INSTRUCTIONS FOR THE TASK
Quote the whole listing word for word. Do not include the pictures.
─── SOURCE EXCERPT
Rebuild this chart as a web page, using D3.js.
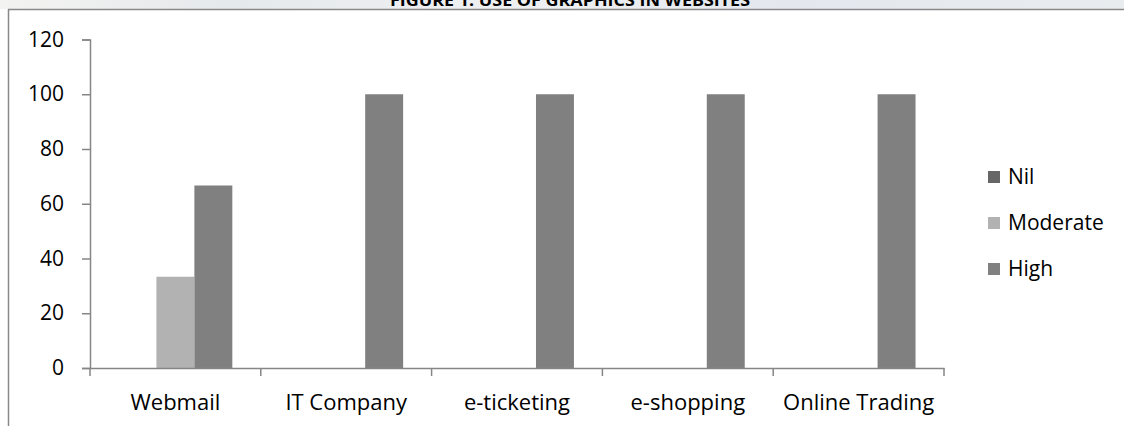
<!DOCTYPE html>
<html>
<head>
<meta charset="utf-8">
<script src="https://cdn.jsdelivr.net/npm/d3@7"></script>
<style>
  html, body { margin: 0; padding: 0; background: #fff; }
  svg { display: block; }
  text { font-family: "Open Sans", "Noto Sans", sans-serif; fill: #000; }
</style>
</head>
<body>
<svg id="chart" width="1124" height="426"></svg>
<script>
const title = "FIGURE 1: USE OF GRAPHICS IN WEBSITES";
const categories = ["Webmail", "IT Company", "e-ticketing", "e-shopping", "Online Trading"];
const seriesNames = ["Nil", "Moderate", "High"];
const nilValues = [0, 0, 0, 0, 0];
const moderateValues = [33.33, 0, 0, 0, 0];
const highValues = [66.67, 100, 100, 100, 100];
const yTicks = [0, 20, 40, 60, 80, 100, 120];
const seriesColors = ["#666666", "#b2b2b2", "#808080"];

const seriesValues = [nilValues, moderateValues, highValues];

const svg = d3.select("#chart");
const W = 1124, H = 426;

svg.append("rect").attr("width", W).attr("height", H).attr("fill", "#fff");

// faint header strip
const strip = svg.append("defs").append("linearGradient").attr("id", "strip")
  .attr("x1", 0).attr("x2", 1).attr("y1", 0).attr("y2", 0);
[["0%", "#f3f3f1"], ["20%", "#e6e9ec"], ["45%", "#eef0f2"], ["70%", "#e4e8ee"], ["100%", "#e9ecef"]]
  .forEach(([o, c]) => strip.append("stop").attr("offset", o).attr("stop-color", c));
svg.append("rect").attr("x", 0).attr("y", 0).attr("width", W).attr("height", 9).attr("fill", "url(#strip)");

svg.append("text")
  .attr("x", 570).attr("y", 6)
  .attr("text-anchor", "middle")
  .attr("font-size", 16).attr("font-weight", "bold")
  .attr("textLength", 360).attr("lengthAdjust", "spacingAndGlyphs")
  .text(title);

// frame
svg.append("line").attr("x1", 8).attr("x2", W).attr("y1", 9.5).attr("y2", 9.5)
  .attr("stroke", "#898989").attr("stroke-width", 1.5);
svg.append("line").attr("x1", 8.5).attr("x2", 8.5).attr("y1", 9).attr("y2", H)
  .attr("stroke", "#898989").attr("stroke-width", 1.5);

const plotLeft = 90, plotRight = 944, plotTop = 39.5, plotBottom = 368;

const y = d3.scaleLinear().domain([0, 120]).range([plotBottom, plotTop]);
const x = d3.scaleBand().domain(categories).range([plotLeft, plotRight]).paddingInner(0).paddingOuter(0);
const bw = x.bandwidth() / 4.5;
const xs = d3.scaleBand().domain(seriesNames).range([0.75 * bw, 3.75 * bw]).padding(0);

const axisColor = "#868686";

// bars
seriesNames.forEach((s, si) => {
  svg.append("g").selectAll("rect")
    .data(categories.map((c, i) => ({ c, v: seriesValues[si][i] })))
    .join("rect")
    .attr("x", d => x(d.c) + xs(s))
    .attr("width", xs.bandwidth())
    .attr("y", d => y(d.v))
    .attr("height", d => y(0) - y(d.v))
    .attr("fill", seriesColors[si]);
});

// y axis
const yAxis = svg.append("g")
  .attr("transform", `translate(${plotLeft},0)`)
  .call(d3.axisLeft(y).tickValues(yTicks).tickSize(8).tickPadding(18).tickFormat(d3.format("d")));
yAxis.select(".domain").attr("stroke", axisColor).attr("stroke-width", 1.5);
yAxis.selectAll(".tick line").attr("stroke", axisColor).attr("stroke-width", 1.5);
yAxis.selectAll(".tick text").attr("font-size", 21).attr("font-family", "'Open Sans', sans-serif").attr("fill", "#000");

// x axis
const xAxis = svg.append("g")
  .attr("transform", `translate(0,${plotBottom})`)
  .call(d3.axisBottom(x).tickSize(0).tickSizeOuter(0).tickPadding(0));
xAxis.select(".domain").attr("stroke", axisColor).attr("stroke-width", 1.5);
xAxis.selectAll(".tick text")
  .attr("font-size", 22).attr("font-family", "'Open Sans', sans-serif").attr("fill", "#000")
  .attr("dy", null).attr("y", 42);
// category boundary ticks
const bounds = categories.map(c => x(c)).concat([x(categories[categories.length - 1]) + x.bandwidth()]);
xAxis.selectAll(".bound").data(bounds).join("line").attr("class", "bound")
  .attr("x1", d => d).attr("x2", d => d).attr("y1", 0).attr("y2", 8)
  .attr("stroke", axisColor).attr("stroke-width", 1.5);

// legend
const lg = svg.append("g").attr("transform", "translate(988,171)");
seriesNames.forEach((s, i) => {
  const g = lg.append("g").attr("transform", `translate(0,${i * 46})`);
  g.append("rect").attr("width", 12).attr("height", 12).attr("fill", seriesColors[i]);
  g.append("text").attr("x", 20).attr("y", 12.5).attr("font-size", 21).text(s);
});
</script>
</body>
</html>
──────
SOLUTION
Rebuild this chart as a web page, using D3.js.
<!DOCTYPE html>
<html>
<head>
<meta charset="utf-8">
<script src="https://cdn.jsdelivr.net/npm/d3@7"></script>
<style>
  html, body { margin: 0; padding: 0; background: #fff; }
  svg { display: block; }
  text { font-family: "Open Sans", "Noto Sans", sans-serif; fill: #000; }
</style>
</head>
<body>
<svg id="chart" width="1124" height="426"></svg>
<script>
const title = "FIGURE 1: USE OF GRAPHICS IN WEBSITES";
const categories = ["Webmail", "IT Company", "e-ticketing", "e-shopping", "Online Trading"];
const seriesNames = ["Nil", "Moderate", "High"];
const nilValues = [0, 0, 0, 0, 0];
const moderateValues = [33.33, 0, 0, 0, 0];
const highValues = [66.67, 100, 100, 100, 100];
const yTicks = [0, 20, 40, 60, 80, 100, 120];
const seriesColors = ["#666666", "#b2b2b2", "#808080"];

const seriesValues = [nilValues, moderateValues, highValues];

const svg = d3.select("#chart");
const W = 1124, H = 426;

svg.append("rect").attr("width", W).attr("height", H).attr("fill", "#fff");

// faint header strip
const strip = svg.append("defs").append("linearGradient").attr("id", "strip")
  .attr("x1", 0).attr("x2", 1).attr("y1", 0).attr("y2", 0);
[["0%", "#f3f3f1"], ["20%", "#e6e9ec"], ["45%", "#eef0f2"], ["70%", "#e4e8ee"], ["100%", "#e9ecef"]]
  .forEach(([o, c]) => strip.append("stop").attr("offset", o).attr("stop-color", c));
svg.append("rect").attr("x", 0).attr("y", 0).attr("width", W).attr("height", 9).attr("fill", "url(#strip)");

svg.append("text")
  .attr("x", 570).attr("y", 6)
  .attr("text-anchor", "middle")
  .attr("font-size", 16).attr("font-weight", "bold")
  .attr("textLength", 360).attr("lengthAdjust", "spacingAndGlyphs")
  .text(title);

// frame
svg.append("line").attr("x1", 8).attr("x2", W).attr("y1", 9.5).attr("y2", 9.5)
  .attr("stroke", "#898989").attr("stroke-width", 1.5);
svg.append("line").attr("x1", 8.5).attr("x2", 8.5).attr("y1", 9).attr("y2", H)
  .attr("stroke", "#898989").attr("stroke-width", 1.5);

const plotLeft = 90, plotRight = 944, plotTop = 39.5, plotBottom = 368;

const y = d3.scaleLinear().domain([0, 120]).range([plotBottom, plotTop]);
const x = d3.scaleBand().domain(categories).range([plotLeft, plotRight]).paddingInner(0).paddingOuter(0);
const bw = x.bandwidth() / 4.5;
const xs = d3.scaleBand().domain(seriesNames).range([0.75 * bw, 3.75 * bw]).padding(0);

const axisColor = "#868686";

// bars
seriesNames.forEach((s, si) => {
  svg.append("g").selectAll("rect")
    .data(categories.map((c, i) => ({ c, v: seriesValues[si][i] })))
    .join("rect")
    .attr("x", d => x(d.c) + xs(s))
    .attr("width", xs.bandwidth())
    .attr("y", d => y(d.v))
    .attr("height", d => y(0) - y(d.v))
    .attr("fill", seriesColors[si]);
});

// y axis
const yAxis = svg.append("g")
  .attr("transform", `translate(${plotLeft},0)`)
  .call(d3.axisLeft(y).tickValues(yTicks).tickSize(8).tickPadding(18).tickFormat(d3.format("d")));
yAxis.select(".domain").attr("stroke", axisColor).attr("stroke-width", 1.5);
yAxis.selectAll(".tick line").attr("stroke", axisColor).attr("stroke-width", 1.5);
yAxis.selectAll(".tick text").attr("font-size", 21).attr("font-family", "'Open Sans', sans-serif").attr("fill", "#000");

// x axis
const xAxis = svg.append("g")
  .attr("transform", `translate(0,${plotBottom})`)
  .call(d3.axisBottom(x).tickSize(0).tickSizeOuter(0).tickPadding(0));
xAxis.select(".domain").attr("stroke", axisColor).attr("stroke-width", 1.5);
xAxis.selectAll(".tick text")
  .attr("font-size", 22).attr("font-family", "'Open Sans', sans-serif").attr("fill", "#000")
  .attr("dy", null).attr("y", 42);
// category boundary ticks
const bounds = categories.map(c => x(c)).concat([x(categories[categories.length - 1]) + x.bandwidth()]);
xAxis.selectAll(".bound").data(bounds).join("line").attr("class", "bound")
  .attr("x1", d => d).attr("x2", d => d).attr("y1", 0).attr("y2", 8)
  .attr("stroke", axisColor).attr("stroke-width", 1.5);

// legend
const lg = svg.append("g").attr("transform", "translate(988,171)");
seriesNames.forEach((s, i) => {
  const g = lg.append("g").attr("transform", `translate(0,${i * 46})`);
  g.append("rect").attr("width", 12).attr("height", 12).attr("fill", seriesColors[i]);
  g.append("text").attr("x", 20).attr("y", 12.5).attr("font-size", 21).text(s);
});
</script>
</body>
</html>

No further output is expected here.